National proceedings
The court, basing its findings on, inter alia, Mangold, took the view that the 67-year rule was age discriminatory and referred to the ECJ the question of whether the difference of treatment could be regarded as objectively justified, noting that no explanation of specific grounds for the unconditional right given to an employer to dismiss an employee at age 67 is to be found in the preparatory documents relating to the 67-year rule and that that right is independent of the amount of pension to which the employee is eligible.
ECJ’s findings
1. It cannot be inferred from Article 6(1) of Directive 2000/78 that a lack of precision in the national legislation as regards the aim pursued has the effect of automatically excluding the possibility that that legislation may be justified. In the absence of such precision, it is important that other elements, derived from the general context of the measure concerned, should make it possible to identify the underlying aim of the measure and whether the means put in place to achieve it are appropriate and necessary (§ 24).
2. As for the aim of the 67-year rule, the Swedish government argued that that rule seeks (i) to avoid termination of employment contracts in situations which are humiliating for workers by reason of their advanced age; (ii) to enable retirement pension regimes to be adjusted to rules that came into effect in 1996; (iii) to reduce obstacles for those who wish to work beyond age 65; (iv) to adapt to demographic developments and to anticipate the risk of labour shortages; (v) to establish a right, and not an obligation, to work until age 67; and (vi) to make it easier for young people to enter the labour market (§ 26).
3. The ECJ has held that the automatic termination of the employment contracts of employees who meet the conditions as regards age and pension contributions has, for a long time, been a feature of employment law in many Member States. It is a mechanism based on the balance to be struck between political, economic, social, demographic and/or budgetary considerations and the choice to be made between prolonging people’s working lives or, conversely, providing for early retirement (§ 28).
4. Encouragement of recruitment undoubtedly constitutes a legitimate aim of Member States’ social or employment policy, in particular when the promotion of access of young people to a profession is involved (§ 29).

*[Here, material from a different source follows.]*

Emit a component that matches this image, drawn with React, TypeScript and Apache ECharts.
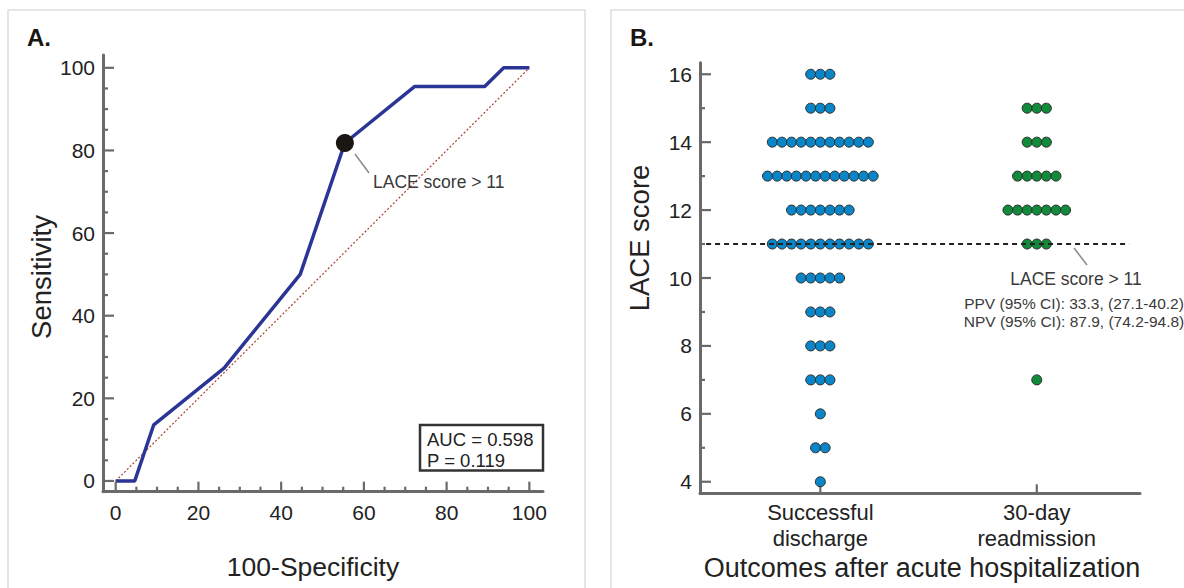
import React, { useEffect, useRef } from "react";
import * as echarts from "echarts";

// ---------- Panel A: ROC curve ----------
const ROC_FPR = [0, 4.6, 9.2, 26.2, 44.6, 55.4, 72.3, 80.0, 84.6, 89.2, 93.8, 95.4, 98.5, 100];
const ROC_TPR = [0, 0, 13.6, 27.3, 50.0, 81.8, 95.5, 95.5, 95.5, 95.5, 100, 100, 100, 100];
const DIAGONAL = [[0, 0], [100, 100]];
const CUT_POINT = [55.4, 81.8];
const ROC_MAJOR_TICKS = [0, 20, 40, 60, 80, 100];
const ROC_MINOR_TICKS = [5, 10, 15, 25, 30, 35, 45, 50, 55, 65, 70, 75, 85, 90, 95];
const AUC_TEXT = ["AUC = 0.598", "P = 0.119"];

// ---------- Panel B: dot plot ----------
const GROUPS = ["Successful\ndischarge", "30-day\nreadmission"];
const GROUP_POS = [1, 2];
const LACE_DISCHARGE = [16, 15, 14, 13, 12, 11, 10, 9, 8, 7, 6, 5, 4];
const COUNT_DISCHARGE = [3, 3, 11, 12, 7, 11, 5, 3, 3, 3, 1, 2, 1];
const LACE_READMIT = [15, 14, 13, 12, 11, 7];
const COUNT_READMIT = [3, 3, 5, 7, 3, 1];
const LACE_MAJOR_TICKS = [4, 6, 8, 10, 12, 14, 16];
const LACE_MINOR_TICKS = [5, 7, 9, 11, 13, 15];
const LACE_CUTOFF = 11;
const CUTOFF_TEXT = ["LACE score > 11", "PPV (95% CI): 33.3, (27.1-40.2)", "NPV (95% CI): 87.9, (74.2-94.8)"];

const FONT = "'Liberation Sans', Arial, Helvetica, sans-serif";
const AXIS = "#6a6a6a";
const DOT_SPACING = 9.6;

function dots(groupPos: number, values: number[], counts: number[]) {
  const out: any[] = [];
  values.forEach((v, r) => {
    const n = counts[r];
    for (let i = 0; i < n; i++) {
      out.push({ value: [groupPos, v], symbolOffset: [(i - (n - 1) / 2) * DOT_SPACING, 0] });
    }
  });
  return out;
}

function txt(text: string, x: number, y: number, size: number, extra: any = {}) {
  const { align = "left", vAlign = "middle", weight = "normal", color = "#222", rotation = 0 } = extra;
  return {
    type: "text",
    x,
    y,
    rotation,
    z: 100,
    style: {
      text,
      fill: color,
      fontSize: size,
      fontFamily: FONT,
      fontWeight: weight,
      align,
      textAlign: align,
      verticalAlign: vAlign,
      textVerticalAlign: vAlign,
    },
  };
}

// axis carrying the line and the labels
function labelAxis(grid: number, position: string, min: number, max: number, labels: number[], labelExtra: any = {}) {
  return {
    type: "value",
    gridIndex: grid,
    position,
    min,
    max,
    axisLine: { show: true, onZero: false, lineStyle: { color: AXIS, width: 3 } },
    axisTick: { show: false },
    axisLabel: { show: true, customValues: labels, fontSize: 21, color: "#222", fontFamily: FONT, ...labelExtra },
    splitLine: { show: false },
  };
}

// inward tick marks, placed through the axes' own scales
function tickSeries(axisIdx: number, dir: "x" | "y", values: number[], fixed: number, len: number) {
  return {
    type: "custom",
    xAxisIndex: axisIdx,
    yAxisIndex: axisIdx,
    silent: true,
    clip: false,
    z: 4,
    data: values.map((v) => (dir === "x" ? [v, fixed] : [fixed, v])),
    renderItem: (_params: any, api: any) => {
      const p = api.coord([api.value(0), api.value(1)]);
      const shape =
        dir === "x"
          ? { x1: p[0], y1: p[1], x2: p[0], y2: p[1] - len }
          : { x1: p[0], y1: p[1], x2: p[0] + len, y2: p[1] };
      return { type: "line", shape, style: { stroke: AXIS, lineWidth: 2.2 } };
    },
  };
}

export default function App() {
  const ref = useRef<HTMLDivElement>(null);

  useEffect(() => {
    document.body.style.margin = "0";
    const chart = echarts.init(ref.current!, undefined, { renderer: "svg" });

    const AX = [-3.07, 103.3];
    const AY = [-2.6, 103.1];
    const BX = [0.444, 2.477];
    const BY = [3.66, 16.34];

    const option: any = {
      animation: false,
      backgroundColor: "#ffffff",
      grid: [
        { left: 103, top: 55, width: 440, height: 436.7, outerBoundsMode: "none" },
        { left: 700, top: 62.7, width: 440, height: 430.6, outerBoundsMode: "none" },
      ],
      xAxis: [
        labelAxis(0, "bottom", AX[0], AX[1], ROC_MAJOR_TICKS, { margin: 10 }),
        labelAxis(1, "bottom", BX[0], BX[1], GROUP_POS, {
          margin: 6,
          fontSize: 22,
          lineHeight: 26,
          formatter: (v: number) => GROUPS[GROUP_POS.indexOf(Math.round(v))] ?? "",
        }),
      ],
      yAxis: [
        labelAxis(0, "left", AY[0], AY[1], ROC_MAJOR_TICKS, { margin: 8 }),
        labelAxis(1, "left", BY[0], BY[1], LACE_MAJOR_TICKS, { margin: 8 }),
      ],
      series: [
        tickSeries(0, "x", ROC_MAJOR_TICKS, AY[0], 10),
        tickSeries(0, "x", ROC_MINOR_TICKS, AY[0], 5),
        tickSeries(0, "y", ROC_MAJOR_TICKS, AX[0], 11),
        tickSeries(0, "y", ROC_MINOR_TICKS, AX[0], 5),
        tickSeries(1, "x", GROUP_POS, BY[0], 9),
        tickSeries(1, "y", LACE_MAJOR_TICKS, BX[0], 11),
        tickSeries(1, "y", LACE_MINOR_TICKS, BX[0], 5),
        {
          type: "line",
          xAxisIndex: 0,
          yAxisIndex: 0,
          data: DIAGONAL,
          symbol: "none",
          lineStyle: { color: "#a8402f", width: 1.2, type: [2, 2] },
          z: 2,
        },
        {
          type: "line",
          xAxisIndex: 0,
          yAxisIndex: 0,
          data: ROC_FPR.map((x, i) => [x, ROC_TPR[i]]),
          symbol: "none",
          lineStyle: { color: "#2b3595", width: 3.5 },
          z: 3,
        },
        {
          type: "scatter",
          xAxisIndex: 0,
          yAxisIndex: 0,
          data: [CUT_POINT],
          symbolSize: 18,
          itemStyle: { color: "#1a1614", opacity: 1 },
          z: 5,
        },
        {
          type: "scatter",
          xAxisIndex: 1,
          yAxisIndex: 1,
          data: dots(GROUP_POS[0], LACE_DISCHARGE, COUNT_DISCHARGE),
          symbolSize: 10,
          itemStyle: { color: "#0a86c8", borderColor: "#2b2b2b", borderWidth: 1, opacity: 1 },
          z: 5,
        },
        {
          type: "scatter",
          xAxisIndex: 1,
          yAxisIndex: 1,
          data: dots(GROUP_POS[1], LACE_READMIT, COUNT_READMIT),
          symbolSize: 10,
          itemStyle: { color: "#13893b", borderColor: "#2b2b2b", borderWidth: 1, opacity: 1 },
          z: 5,
        },
        {
          type: "line",
          xAxisIndex: 1,
          yAxisIndex: 1,
          data: [[0.472, LACE_CUTOFF], [2.427, LACE_CUTOFF]],
          symbol: "none",
          lineStyle: { color: "#222", width: 2, type: [5, 4] },
          z: 10,
        },
      ],
      graphic: [
        { type: "rect", shape: { x: 8, y: 10, width: 577, height: 600 }, style: { fill: "none", stroke: "#dddddd", lineWidth: 1.5 }, z: 0 },
        { type: "rect", shape: { x: 611, y: 10, width: 600, height: 600 }, style: { fill: "none", stroke: "#dddddd", lineWidth: 1.5 }, z: 0 },
        txt("A.", 27, 37, 24, { weight: "bold", color: "#1a1614" }),
        txt("B.", 630, 37, 24, { weight: "bold", color: "#1a1614" }),
        txt("Sensitivity", 41, 277, 27.5, { align: "center", rotation: Math.PI / 2 }),
        txt("100-Specificity", 313, 566.5, 26.5, { align: "center" }),
        txt("LACE score", 639, 238, 27.5, { align: "center", rotation: Math.PI / 2 }),
        txt("Outcomes after acute hospitalization", 922, 568, 27, { align: "center" }),
        // Panel A annotation
        { type: "line", shape: { x1: 355, y1: 154, x2: 369, y2: 173 }, style: { stroke: "#8a8a8a", lineWidth: 1.5 }, z: 100 },
        txt(CUTOFF_TEXT[0], 373, 182, 17.5, { color: "#3a3a3a" }),
        { type: "rect", shape: { x: 420, y: 425, width: 123, height: 45.5 }, style: { fill: "#fff", stroke: "#333", lineWidth: 2.5 }, z: 100 },
        txt(AUC_TEXT[0], 427, 439, 18.5, { color: "#222" }),
        txt(AUC_TEXT[1], 427, 460, 18.5, { color: "#222" }),
        // Panel B annotation
        { type: "line", shape: { x1: 1074, y1: 248, x2: 1087, y2: 265 }, style: { stroke: "#8a8a8a", lineWidth: 1.5 }, z: 100 },
        txt(CUTOFF_TEXT[0], 1076, 279, 17.5, { align: "center", color: "#3a3a3a" }),
        txt(CUTOFF_TEXT[1], 1074, 303, 15.5, { align: "center", color: "#3a3a3a" }),
        txt(CUTOFF_TEXT[2], 1074, 321.5, 15.5, { align: "center", color: "#3a3a3a" }),
      ],
    };

    chart.setOption(option);
    return () => chart.dispose();
  }, []);

  return <div ref={ref} style={{ width: 1184, height: 588, overflow: "hidden" }} />;
}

5. Therefore, aims such as those described by the Swedish Government must, in principle, be regarded as objectively and reasonably justifying a difference in treatment on the grounds of age such as that provided by the 67-year rule (§ 30).
6. In the light of the broad discretion granted to Member States to choose to pursue a particular aim and to define measures to implement it, it does not appear unreasonable to take the view that a measure such as the 67-year rule may be appropriate for achieving the aims set out above (§ 32).
7. In order to examine whether the 67-year rule goes beyond what is necessary for achieving its objective, it must be viewed against its legislative background and account must be taken both of the hardship that it may cause to the persons concerned and of the benefits derived from it by society in general. Relevant factors in this regard are the fact that in Sweden (i) employees have the unconditional right to continue in their profession until age 65; (ii) the 67-year rule does not establish a mandatory scheme of automatic retirement, in that the parties may agree to continue their relationship beyond age 67, if so desired on the basis of a fixed-term contract; (iii) the 67 year rule takes account of the fact that the worker is entitled to a pension; and (iv) persons who cannot obtain an adequate pension are eligible for basic benefits (§ 38-44).
8. In Rosenbladt the ECJ accepted a lower retirement age and Ms Rosenbladt’s retirement pension was significantly lower than that of Mr Hörnfeldt (§ 45)
Ruling
The second subparagraph of Article 6 (1) of Council Directive 2000/78 […] must be interpreted as not precluding a national measure, such as that at issue in the main proceedings, which allows an employer to terminate an employee’s employment contract on the sole ground that the employee has reached the age of 67 and which does not take account of the level of the retirement pension which the person concerned will receive, as that measure is objectively and reasonably justified by a legitimate aim relating to employment policy and labour-market policy and constitutes an appropriate and necessary means by which to achieve that aim.